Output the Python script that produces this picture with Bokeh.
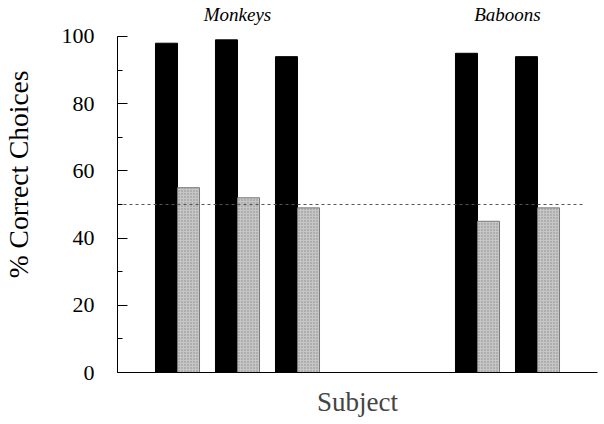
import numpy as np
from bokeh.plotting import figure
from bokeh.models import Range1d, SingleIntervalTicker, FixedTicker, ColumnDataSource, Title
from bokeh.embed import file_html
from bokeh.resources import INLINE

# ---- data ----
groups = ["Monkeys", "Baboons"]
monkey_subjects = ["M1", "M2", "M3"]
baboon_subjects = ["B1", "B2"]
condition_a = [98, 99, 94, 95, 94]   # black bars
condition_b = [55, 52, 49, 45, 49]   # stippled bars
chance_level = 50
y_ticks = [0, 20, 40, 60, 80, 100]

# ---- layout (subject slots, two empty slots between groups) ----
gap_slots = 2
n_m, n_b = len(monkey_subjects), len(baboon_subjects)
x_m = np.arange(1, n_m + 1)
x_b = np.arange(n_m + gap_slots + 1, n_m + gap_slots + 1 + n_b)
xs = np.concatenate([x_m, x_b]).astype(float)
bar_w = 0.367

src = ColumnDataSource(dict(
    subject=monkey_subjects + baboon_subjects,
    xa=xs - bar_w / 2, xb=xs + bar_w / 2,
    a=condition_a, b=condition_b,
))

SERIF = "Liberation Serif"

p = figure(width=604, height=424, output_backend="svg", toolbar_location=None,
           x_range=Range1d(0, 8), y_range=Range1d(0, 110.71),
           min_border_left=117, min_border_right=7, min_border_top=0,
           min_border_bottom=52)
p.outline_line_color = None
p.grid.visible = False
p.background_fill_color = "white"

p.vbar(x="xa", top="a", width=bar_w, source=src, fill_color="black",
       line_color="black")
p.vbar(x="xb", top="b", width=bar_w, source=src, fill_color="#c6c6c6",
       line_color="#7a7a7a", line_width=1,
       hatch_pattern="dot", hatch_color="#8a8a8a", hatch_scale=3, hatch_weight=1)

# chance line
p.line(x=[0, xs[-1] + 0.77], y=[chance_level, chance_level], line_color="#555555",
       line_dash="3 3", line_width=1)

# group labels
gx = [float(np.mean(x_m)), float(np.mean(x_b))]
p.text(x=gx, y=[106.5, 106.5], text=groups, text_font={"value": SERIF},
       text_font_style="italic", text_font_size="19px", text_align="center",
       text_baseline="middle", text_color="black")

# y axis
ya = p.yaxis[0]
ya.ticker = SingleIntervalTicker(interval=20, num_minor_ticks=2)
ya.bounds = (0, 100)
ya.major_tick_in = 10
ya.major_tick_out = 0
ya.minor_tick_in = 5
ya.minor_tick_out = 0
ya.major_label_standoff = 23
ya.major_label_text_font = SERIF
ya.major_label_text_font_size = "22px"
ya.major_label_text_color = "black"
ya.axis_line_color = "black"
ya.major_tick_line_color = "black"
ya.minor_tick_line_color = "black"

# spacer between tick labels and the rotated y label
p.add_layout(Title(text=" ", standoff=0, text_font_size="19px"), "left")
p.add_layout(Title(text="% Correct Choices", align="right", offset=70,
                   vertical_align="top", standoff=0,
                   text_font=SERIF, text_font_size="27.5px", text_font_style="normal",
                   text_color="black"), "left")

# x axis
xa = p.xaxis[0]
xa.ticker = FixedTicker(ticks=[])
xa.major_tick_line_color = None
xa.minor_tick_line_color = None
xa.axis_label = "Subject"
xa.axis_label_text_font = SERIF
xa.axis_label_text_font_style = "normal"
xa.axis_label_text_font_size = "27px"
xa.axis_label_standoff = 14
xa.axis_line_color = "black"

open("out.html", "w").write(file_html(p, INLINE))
....................
| What the task requires |
Please reproduce the listing exactly from its opening line through the line that contains "from bokeh.resources import INLINE", both included, with all pictures omitted.

| Problem solution |
Output the Python script that produces this picture with Bokeh.
import numpy as np
from bokeh.plotting import figure
from bokeh.models import Range1d, SingleIntervalTicker, FixedTicker, ColumnDataSource, Title
from bokeh.embed import file_html
from bokeh.resources import INLINE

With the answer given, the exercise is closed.